• [Your objective]:
Find the string "chart" in the listing and report every line that has it.

• [Dataset extract]:

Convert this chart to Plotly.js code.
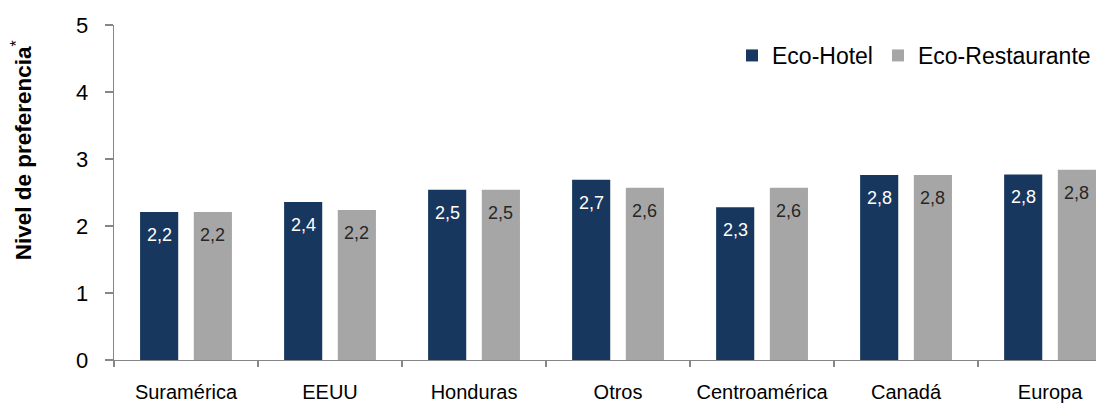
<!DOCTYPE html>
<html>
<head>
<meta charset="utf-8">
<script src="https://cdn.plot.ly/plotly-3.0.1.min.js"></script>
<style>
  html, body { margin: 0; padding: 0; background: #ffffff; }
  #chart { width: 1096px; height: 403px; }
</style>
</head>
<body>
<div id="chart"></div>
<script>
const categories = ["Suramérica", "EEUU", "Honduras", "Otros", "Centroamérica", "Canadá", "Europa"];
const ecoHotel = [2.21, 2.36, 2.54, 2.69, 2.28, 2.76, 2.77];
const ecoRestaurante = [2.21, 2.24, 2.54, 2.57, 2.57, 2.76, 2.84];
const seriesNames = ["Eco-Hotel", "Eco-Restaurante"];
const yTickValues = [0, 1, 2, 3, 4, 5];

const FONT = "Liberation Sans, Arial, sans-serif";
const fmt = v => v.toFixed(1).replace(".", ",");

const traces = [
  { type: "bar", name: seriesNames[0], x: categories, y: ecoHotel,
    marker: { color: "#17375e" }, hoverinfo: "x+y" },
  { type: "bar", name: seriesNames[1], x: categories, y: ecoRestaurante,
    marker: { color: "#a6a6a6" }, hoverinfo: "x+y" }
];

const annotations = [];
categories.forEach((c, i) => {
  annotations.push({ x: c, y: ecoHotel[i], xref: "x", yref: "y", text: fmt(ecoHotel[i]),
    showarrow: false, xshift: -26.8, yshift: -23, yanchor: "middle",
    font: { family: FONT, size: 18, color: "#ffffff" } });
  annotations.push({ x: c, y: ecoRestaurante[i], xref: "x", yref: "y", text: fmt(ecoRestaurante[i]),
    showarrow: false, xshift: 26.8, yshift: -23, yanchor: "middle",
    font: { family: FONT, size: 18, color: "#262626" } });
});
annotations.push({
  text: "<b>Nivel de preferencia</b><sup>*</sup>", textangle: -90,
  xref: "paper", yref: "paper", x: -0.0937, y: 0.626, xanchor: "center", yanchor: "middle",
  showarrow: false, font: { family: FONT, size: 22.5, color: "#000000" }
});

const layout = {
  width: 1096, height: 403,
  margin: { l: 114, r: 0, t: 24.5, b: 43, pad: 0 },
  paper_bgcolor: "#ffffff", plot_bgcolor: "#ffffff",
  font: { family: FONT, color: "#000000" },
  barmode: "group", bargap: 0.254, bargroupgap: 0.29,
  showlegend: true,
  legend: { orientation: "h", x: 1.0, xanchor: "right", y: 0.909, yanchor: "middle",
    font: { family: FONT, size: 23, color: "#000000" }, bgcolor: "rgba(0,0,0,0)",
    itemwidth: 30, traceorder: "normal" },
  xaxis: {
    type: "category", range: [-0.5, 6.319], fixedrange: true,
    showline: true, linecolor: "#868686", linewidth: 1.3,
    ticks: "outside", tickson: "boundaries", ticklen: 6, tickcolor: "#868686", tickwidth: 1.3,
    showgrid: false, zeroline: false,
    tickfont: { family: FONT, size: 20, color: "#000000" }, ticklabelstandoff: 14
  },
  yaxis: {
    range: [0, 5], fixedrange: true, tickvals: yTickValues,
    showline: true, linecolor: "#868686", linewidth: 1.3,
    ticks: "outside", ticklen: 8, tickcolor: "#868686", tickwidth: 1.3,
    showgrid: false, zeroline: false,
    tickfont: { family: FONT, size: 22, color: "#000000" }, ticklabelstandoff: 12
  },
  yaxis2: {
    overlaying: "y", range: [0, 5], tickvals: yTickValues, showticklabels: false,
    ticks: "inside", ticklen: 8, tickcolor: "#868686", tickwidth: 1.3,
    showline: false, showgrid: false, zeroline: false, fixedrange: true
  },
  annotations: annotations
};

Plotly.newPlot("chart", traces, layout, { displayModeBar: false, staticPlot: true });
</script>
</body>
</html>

• [Response]:
Convert this chart to Plotly.js code.
  #chart { width: 1096px; height: 403px; }
<div id="chart"></div>
Plotly.newPlot("chart", traces, layout, { displayModeBar: false, staticPlot: true });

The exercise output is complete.